1. Do I genuinely believe that this request is from God? Often, however, God opens a variety of doors for us, some that we will recognize and some that we will not. However, I need to wrestle with the possibility that this opportunity has come from the Lord. And no, I am not always sure how to determine that.
2. Do I feel like I am being smothered as this person makes this request of me? I appreciate anyone who has a passion for their ministry or cause. If the cause is really good, I would hope that somebody would be passionate about it! Now the downside. Sometimes there are people who have passion for a particular cause (i.e. evangelizing Iceland, ministry to the Jr. Hi., xyz ministry at their church) and then can not figure out why everyone around them does not have that same passion. They basically communicate: "There are some very good ministries in our church. Now let me tell you why mine is the most important and significant above them all."

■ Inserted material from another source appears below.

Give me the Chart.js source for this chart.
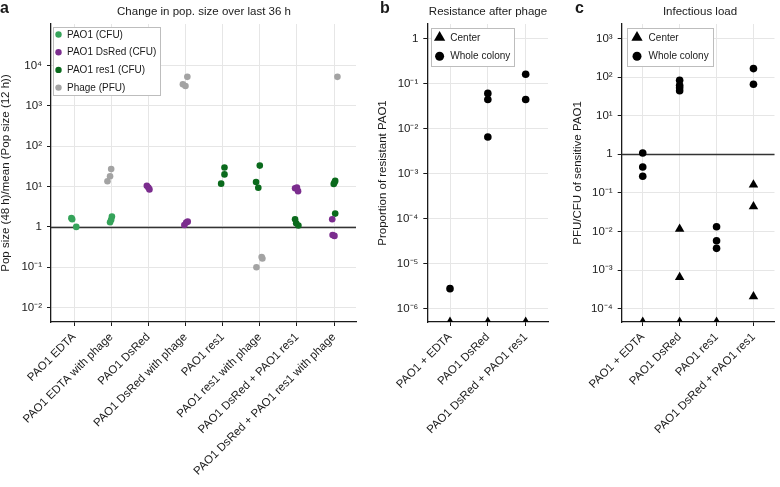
<!DOCTYPE html>
<html>
<head>
<meta charset="utf-8">
<script src="https://cdn.jsdelivr.net/npm/chart.js@4.4.1/dist/chart.umd.min.js"></script>
<style>
  body { margin: 0; background: #fff; }
  #wrap { position: relative; width: 780px; height: 487px; overflow: hidden; font-family: "Liberation Sans", Arial, sans-serif; color: #1a1a1a; }
  canvas { position: absolute; top: 0; }
  .letter { position: absolute; top: 0; font-weight: bold; font-size: 16px; line-height: 16px; }
  .title { position: absolute; top: 4px; font-size: 11.5px; line-height: 14px; transform: translateX(-50%); white-space: nowrap; }
</style>
</head>
<body>
<div id="wrap">
  <canvas id="chartA" width="370" height="487" style="left:0px"></canvas>
  <canvas id="chartB" width="186" height="487" style="left:374px"></canvas>
  <canvas id="chartC" width="210" height="487" style="left:570px"></canvas>
  <div class="letter" style="left:0px">a</div>
  <div class="letter" style="left:380px">b</div>
  <div class="letter" style="left:575px">c</div>
  <div class="title" style="left:204px">Change in pop. size over last 36 h</div>
  <div class="title" style="left:488px">Resistance after phage</div>
  <div class="title" style="left:700px">Infectious load</div>
</div>
<script>
// --- Panel a: change in population size (x = treatment index + jitter) ---
const treatmentsA = [
  "PAO1 EDTA", "PAO1 EDTA with phage", "PAO1 DsRed", "PAO1 DsRed with phage",
  "PAO1 res1", "PAO1 res1 with phage", "PAO1 DsRed + PAO1 res1", "PAO1 DsRed + PAO1 res1 with phage",
];
const pao1X = [-0.07, -0.05, 0.06, 0.97, 1.02, 1.0];
const pao1Y = [1.65, 1.55, 1.0, 1.3, 1.8, 1.5];
const dsredX = [1.96, 2.0, 2.03, 2.97, 3.02, 3.06, 5.95, 6.0, 6.03, 6.95, 6.96, 7.01];
const dsredY = [10.5, 9.5, 8.5, 1.12, 1.28, 1.35, 9.1, 9.4, 7.7, 1.55, 0.63, 0.6];
const res1X = [3.96, 4.05, 4.05, 4.9, 4.96, 5.0, 5.95, 5.98, 6.04, 6.99, 7.01, 7.03, 7.03];
const res1Y = [11.8, 20, 29.5, 13, 9.3, 33, 1.55, 1.23, 1.08, 11.6, 12.6, 13.8, 2.14];
const phageX = [0.9, 0.97, 1.0, 2.93, 3.0, 3.05, 4.91, 5.05, 5.07, 7.09];
const phageY = [13.5, 18, 27, 3400, 3100, 5200, 0.1, 0.18, 0.165, 5200];
const ticksA = [1e-2, 1e-1, 1, 1e1, 1e2, 1e3, 1e4];
const tickLabelsA = ["10⁻²", "10⁻¹", "1", "10¹", "10²", "10³", "10⁴"];

// --- Panel b: resistance after phage ---
const treatmentsB = ["PAO1 + EDTA", "PAO1 DsRed", "PAO1 DsRed + PAO1 res1"];
const wholeBX = [0, 1, 1, 1, 2, 2];
const wholeBY = [2.8e-6, 0.06, 0.044, 0.0065, 0.16, 0.044];
const centerBX = [0, 1, 2];
const centerBY = [5.1e-7, 5.1e-7, 5.1e-7]; // below detection, on the axis
const ticksB = [1e-6, 1e-5, 1e-4, 1e-3, 1e-2, 1e-1, 1];
const tickLabelsB = ["10⁻⁶", "10⁻⁵", "10⁻⁴", "10⁻³", "10⁻²", "10⁻¹", "1"];

// --- Panel c: infectious load ---
const treatmentsC = ["PAO1 + EDTA", "PAO1 DsRed", "PAO1 res1", "PAO1 DsRed + PAO1 res1"];
const wholeCX = [0, 0, 0, 1, 1, 1, 1, 2, 2, 2, 3, 3];
const wholeCY = [1.08, 0.47, 0.27, 82, 61, 53, 44, 0.0134, 0.0058, 0.0037, 165, 65];
const centerCX = [0, 1, 1, 1, 2, 3, 3, 3];
const centerCY = [4.6e-5, 0.0117, 6.6e-4, 4.6e-5, 4.6e-5, 0.164, 0.045, 2.1e-4];
const ticksC = [1e-4, 1e-3, 1e-2, 1e-1, 1, 1e1, 1e2, 1e3];
const tickLabelsC = ["10⁻⁴", "10⁻³", "10⁻²", "10⁻¹", "1", "10¹", "10²", "10³"];

// --- Common settings ---
const FONT = '"Liberation Sans", Arial, sans-serif';
const INK = "#1a1a1a";
const GRID = "#e6e6e6";
Chart.defaults.font.family = FONT;
Chart.defaults.color = INK;

const pts = (xs, ys) => xs.map((x, i) => ({ x: x, y: ys[i] }));

function drawMarker(ctx, style, x, y, r, color) {
  ctx.fillStyle = color;
  ctx.beginPath();
  if (style === "triangle") {
    ctx.moveTo(x, y - r);
    ctx.lineTo(x + 0.866 * r, y + 0.5 * r);
    ctx.lineTo(x - 0.866 * r, y + 0.5 * r);
    ctx.closePath();
  } else {
    ctx.arc(x, y, r, 0, Math.PI * 2);
  }
  ctx.fill();
}

// horizontal reference line at y = 1
const refLine = {
  id: "refLine",
  beforeDatasetsDraw(chart, args, opts) {
    if (opts.value === undefined) return;
    const { ctx, chartArea, scales } = chart;
    const y = Math.round(scales.y.getPixelForValue(opts.value)) + 0.5;
    ctx.save();
    ctx.strokeStyle = "#333";
    ctx.lineWidth = 1.3;
    ctx.beginPath();
    ctx.moveTo(chartArea.left, y);
    ctx.lineTo(chartArea.right, y);
    ctx.stroke();
    ctx.restore();
  },
};

// legend box inside the plot, top left
const insetLegend = {
  id: "insetLegend",
  afterDatasetsDraw(chart, args, opts) {
    const { ctx, chartArea } = chart;
    const sets = chart.data.datasets;
    ctx.save();
    ctx.font = "10px " + FONT;
    const textW = Math.max(...sets.map((d) => ctx.measureText(d.label).width));
    const left = Math.round(chartArea.left + opts.dx);
    const top = Math.round(chartArea.top + opts.dy);
    const w = Math.round(opts.textX + textW + 4);
    const h = Math.round(opts.first * 2 + opts.row * (sets.length - 1));
    ctx.fillStyle = "#fff";
    ctx.fillRect(left, top, w, h);
    ctx.strokeStyle = "#bdbdbd";
    ctx.lineWidth = 1;
    ctx.strokeRect(left + 0.5, top + 0.5, w, h);
    sets.forEach((d, i) => {
      const cy = top + opts.first + i * opts.row;
      drawMarker(ctx, d.pointStyle, left + opts.markerX, cy, opts.markerR[d.pointStyle], d.backgroundColor);
      ctx.fillStyle = INK;
      ctx.textAlign = "left";
      ctx.textBaseline = "middle";
      ctx.fillText(d.label, left + opts.textX, cy + 0.5);
    });
    ctx.restore();
  },
};

function makePanel(id, p) {
  return new Chart(document.getElementById(id), {
    type: "scatter",
    data: { datasets: p.datasets },
    plugins: [refLine, insetLegend],
    options: {
      responsive: false,
      animation: false,
      events: [],
      layout: { padding: { top: 24, right: p.padRight, bottom: 0, left: 0 } },
      plugins: {
        legend: { display: false },
        tooltip: { enabled: false },
        refLine: { value: p.refValue },
        insetLegend: p.legend,
      },
      scales: {
        x: {
          type: "linear",
          min: p.xMin,
          max: p.xMax,
          afterBuildTicks: (s) => { s.ticks = p.cats.map((c, i) => ({ value: i })); },
          afterFit: (s) => { s.height = 165; },
          ticks: {
            autoSkip: false,
            minRotation: 45,
            maxRotation: 45,
            padding: 1,
            color: INK,
            font: { size: 11.5, lineHeight: 2.0 },
            callback: (v) => p.cats[v],
          },
          grid: { color: GRID, tickColor: INK, tickLength: 4 },
          border: { color: INK, width: 1.3 },
        },
        y: {
          type: "logarithmic",
          min: p.yMin,
          max: p.yMax,
          afterBuildTicks: (s) => { s.ticks = p.ticks.map((v) => ({ value: v })); },
          afterFit: (s) => { s.width = p.axisW; },
          ticks: {
            padding: 5,
            color: INK,
            font: { size: 11.5 },
            callback: (v, i) => p.tickLabels[i],
          },
          title: {
            display: true,
            text: p.yTitle,
            color: INK,
            font: { size: 11.5, lineHeight: 1 },
            padding: { top: p.titlePad, bottom: 0 },
          },
          grid: { color: GRID, tickColor: INK, tickLength: 4 },
          border: { color: INK, width: 1.3 },
        },
      },
    },
  });
}

// --- Panel a ---
makePanel("chartA", {
  cats: treatmentsA,
  xMin: -0.62, xMax: 7.59,
  yMin: 0.00442, yMax: 106000,
  ticks: ticksA, tickLabels: tickLabelsA,
  yTitle: "Pop size (48 h)/mean (Pop size (12 h))",
  axisW: 51, padRight: 14, titlePad: 0,
  refValue: 1,
  legend: { dx: 2, dy: 3, first: 7.5, row: 17.7, markerX: 5.5, textX: 14, markerR: { circle: 3.2 } },
  datasets: [
    { label: "PAO1 (CFU)", data: pts(pao1X, pao1Y), pointStyle: "circle", pointRadius: 3.3, backgroundColor: "#35a35a", borderWidth: 0 },
    { label: "PAO1 DsRed (CFU)", data: pts(dsredX, dsredY), pointStyle: "circle", pointRadius: 3.3, backgroundColor: "#7b2d8e", borderWidth: 0 },
    { label: "PAO1 res1 (CFU)", data: pts(res1X, res1Y), pointStyle: "circle", pointRadius: 3.3, backgroundColor: "#0a6a1c", borderWidth: 0 },
    { label: "Phage (PFU)", data: pts(phageX, phageY), pointStyle: "circle", pointRadius: 3.3, backgroundColor: "#a3a3a3", borderWidth: 0 },
  ],
});

// --- Panel b ---
makePanel("chartB", {
  cats: treatmentsB,
  xMin: -0.6, xMax: 2.59,
  yMin: 5.1e-7, yMax: 2.08,
  ticks: ticksB, tickLabels: tickLabelsB,
  yTitle: "Proportion of resistant PAO1",
  axisW: 53.3, padRight: 12, titlePad: 3.2,
  legend: { dx: 3.4, dy: 4, first: 9.5, row: 18.7, markerX: 8.6, textX: 19.3, markerR: { circle: 4.5, triangle: 6.5 } },
  datasets: [
    { label: "Center", data: pts(centerBX, centerBY), pointStyle: "triangle", pointRadius: 5.5, backgroundColor: "#000", borderWidth: 0 },
    { label: "Whole colony", data: pts(wholeBX, wholeBY), pointStyle: "circle", pointRadius: 3.8, backgroundColor: "#000", borderWidth: 0 },
  ],
});

// --- Panel c ---
makePanel("chartC", {
  cats: treatmentsC,
  xMin: -0.57, xMax: 3.57,
  yMin: 4.6e-5, yMax: 2350,
  ticks: ticksC, tickLabels: tickLabelsC,
  yTitle: "PFU/CFU of sensitive PAO1",
  axisW: 51.7, padRight: 1, titlePad: 2.2,
  refValue: 1,
  legend: { dx: 5, dy: 4, first: 9.5, row: 18.7, markerX: 10, textX: 21.6, markerR: { circle: 4.5, triangle: 6.5 } },
  datasets: [
    { label: "Center", data: pts(centerCX, centerCY), pointStyle: "triangle", pointRadius: 5.5, backgroundColor: "#000", borderWidth: 0 },
    { label: "Whole colony", data: pts(wholeCX, wholeCY), pointStyle: "circle", pointRadius: 3.8, backgroundColor: "#000", borderWidth: 0 },
  ],
});
</script>
</body>
</html>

3. Does this request fit with my gifts and where I believe that God is leading me at this point in my life? I have certain gifts, which by definition means that there are certain gifts that I don’t have. Don’t ask me to serve on a committe that is going to comb through the details a certain process or concern. I’m not the one to create new processes, sub-committees etc. Whew! Makes me tired even thinking about it! I am much more gifted toward things that have to do with the big picture, the overall mission and direction, etc.
4. Am I overloaded at this point in my life? I’ve been there. I’ve said yes so many times that now I am totally overwhelmed. I don’t feel good about my work or life. Maybe I don’t feel like I am doing anything very well. Once I made a list of all that I was doing in my life and asked some hard questions about these tasks.
What tasks are most important in terms of what God wants my life to be about?
What tasks are better off done by someone else and how can this happen?
What tasks should I not be doing at all?
So maybe as the new year begins, I need to be asking, "What do I need to say no to?"